Namun, di balik kenaikan impor tersebut, ada dampak negatif yang terasa di pihak lain, yaitu petani kedelai di AS. Seiring dengan berkurangnya pembelian kedelai AS oleh China, petani AS, yang tengah berada dalam masa panen, kini harus menghadapi kenyataan bahwa salah satu pasar terbesar mereka telah mengurangi pembeliannya.

Hal ini menyebabkan penurunan harga kedelai di pasar komoditas internasional, khususnya di bursa Chicago, dalam beberapa minggu terakhir.

Dampak Ketegangan Perang Dagang AS-China

Impor kedelai China yang melonjak datang di tengah ketegangan yang kembali meningkat dalam hubungan dagang antara AS dan China.

Beberapa hari lalu, Beijing menerapkan pembatasan ekspor terhadap produk logam tanah jarang, yang merupakan bahan penting bagi industri teknologi tinggi global, termasuk untuk sektor pembuatan smartphone, kendaraan listrik, dan peralatan energi terbarukan.

Baca Juga :  Huajiang Grand Canyon Bridge Pecahkan Rekor Dunia Sebagai Jembatan Tertinggi dan Terpanjang di Pegunungan

Tindakan tersebut memicu respon keras dari Presiden AS, Donald Trump, yang mengancam akan membatalkan pertemuan yang sudah direncanakan dengan Presiden Xi Jinping. Bahkan, Trump mengisyaratkan untuk menaikkan tarif impor AS terhadap barang-barang China hingga 100 persen sebagai balasan.

Meskipun demikian, dalam perkembangan terbaru, Gedung Putih tampaknya melunak dan menyatakan bahwa mereka masih terbuka untuk negosiasi dengan China. Namun, mereka tetap memperingatkan bahwa langkah-langkah China semakin menjadi hambatan untuk tercapainya kesepakatan dagang yang lebih luas.

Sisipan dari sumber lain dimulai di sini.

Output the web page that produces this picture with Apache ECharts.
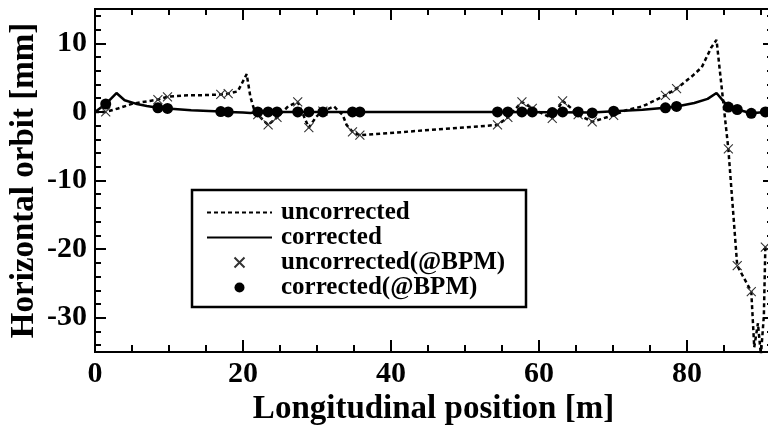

Ketegangan yang terus memanas antara dua ekonomi terbesar dunia ini membuat prospek tercapainya kesepakatan dagang yang lebih permanen semakin kecil. Beijing tampaknya tidak akan segera mencabut kebijakan penghindaran kedelai AS, mengingat mereka kini memiliki alternatif lain yang lebih menguntungkan, seperti Brasil.

Apa yang Diharapkan dari Impor Kedelai China?

Rekor impor kedelai yang tercatat pada September 2025 menunjukkan bahwa China masih sangat bergantung pada komoditas tersebut.

Kebutuhan kedelai China yang sangat besar tidak hanya untuk konsumsi domestik, tetapi juga sebagai bahan baku pakan ternak, menjadikannya sebagai pasar utama bagi negara-negara penghasil kedelai, terutama Brasil.

Baca Juga :  Iran Pertimbangkan Tutup Selat Hormuz Usai Serangan AS, Dunia Waspadai Krisis Energi Global

Namun, seiring dengan berlanjutnya ketegangan perdagangan dengan AS, China tampaknya akan terus mencari cara untuk mengurangi ketergantungannya terhadap kedelai AS.

Beberapa analis memperkirakan bahwa China akan terus memperkuat hubungan dagang dengan negara-negara penghasil kedelai lainnya, seperti Brasil dan Argentina, untuk memastikan kestabilan pasokan kedelai. Sementara itu, petani kedelai AS harus bersiap untuk menghadapi pasar yang lebih sulit, dengan kemungkinan penurunan volume ekspor ke China yang lebih lanjut.

Tantangan Global dalam Perdagangan Kedelai

Perdagangan kedelai telah lama menjadi salah satu sektor yang paling terdampak oleh ketegangan perang dagang. Pada 2018, misalnya, China berhenti membeli kedelai dari AS sebagai bentuk balasan terhadap tarif impor yang diterapkan oleh pemerintah Trump.

Akibatnya, harga kedelai global mengalami volatilitas yang cukup tinggi, mempengaruhi para petani di AS dan negara penghasil kedelai lainnya.

Namun, meskipun AS dan China belum mencapai kesepakatan yang jelas, perkembangan terbaru ini menunjukkan bahwa pasar kedelai global semakin terdiversifikasi, dengan negara-negara penghasil seperti Brasil dan Argentina semakin dominan.